The stories in the chapbook are authoritative—rich in detail as well as emotion, fully representative of Emory’s experience as a mountaineer. The characters here are caught in stories of grief and isolation, and the narrative turns they take, the decisions they make, are mesmerizing and so very human. Their distinct personalities and dilemmas skillfully propel the stories forward as the characters (and the writer) take risk after risk. We love and enjoy how the terrain of the American West also acts as character and is inextricably linked to the plot and outcomes of each tale.
Our contest winner, Doug Emory grew up outside Chicago and completed his bachelor’s and master’s degrees in literature at Northern Illinois University. With his graduate degree behind him, he took an impromptu vacation, driving all night to Denver, Colorado. As he neared the city, he pulled onto the shoulder of Interstate 70 and watched the Front Range peaks take shape in the dawn light. He decided at that moment to continue his education and begin exploring the outdoors in the American West—which is clearly where he found inspiration for the stories in his winning chapbook.

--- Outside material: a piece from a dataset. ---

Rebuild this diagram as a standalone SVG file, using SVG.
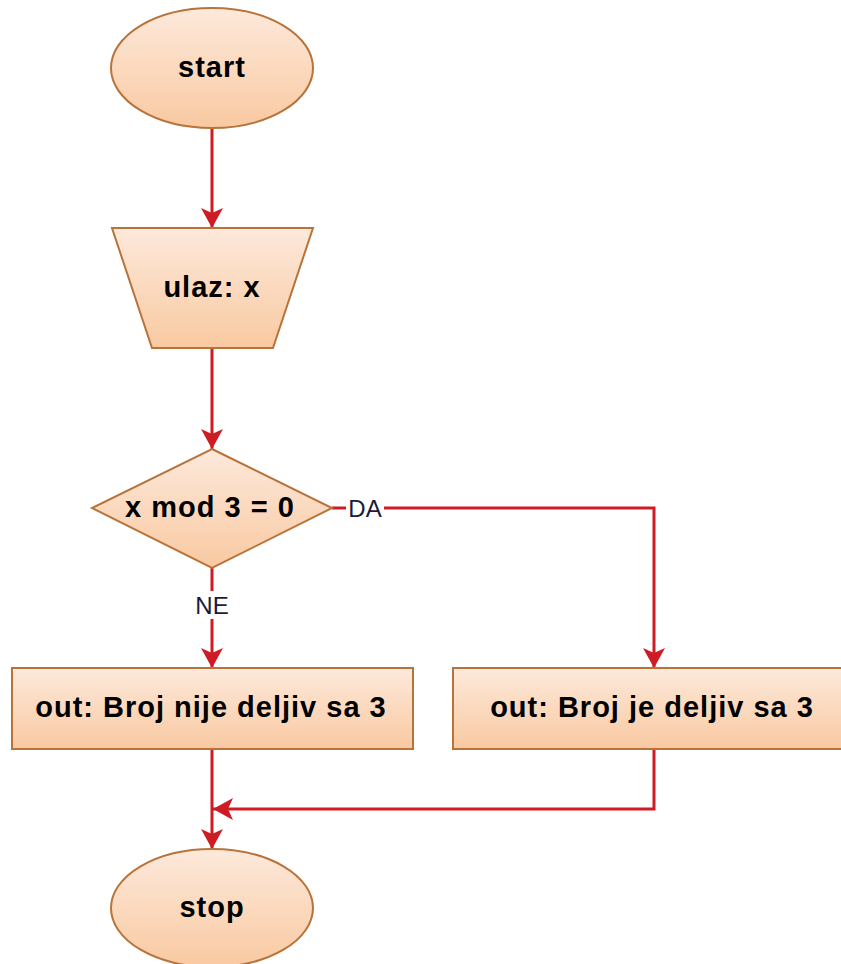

He studied Victorian literature at Arizona State University, broke in a pair of hiking boots, and then accepted a position teaching for a college with sites on the Hopi and Navajo reservations and in the border towns of Northern Arizona. After five years teaching writing and GED, he detoured to study public policy at the University of Colorado, then ceased his wanderings by settling in the Seattle area, where he worked for the Washington State college system as an educational administrator and tenured instructor in writing and the humanities. Today, Doug lives with his wife and younger of two sons near Seattle, and works as a freelance writer and educational consultant. His range of publications includes a textbook on college writing, academic analyses of pedagogical innovations, a hiking guidebook, and numerous articles on climbing, cross-country skiing, and mountaineering culture. His short stories and adventure narratives have been short-listed in major writing competitions and published in premier national climbing magazines such as Rock and Ice and Alpinist.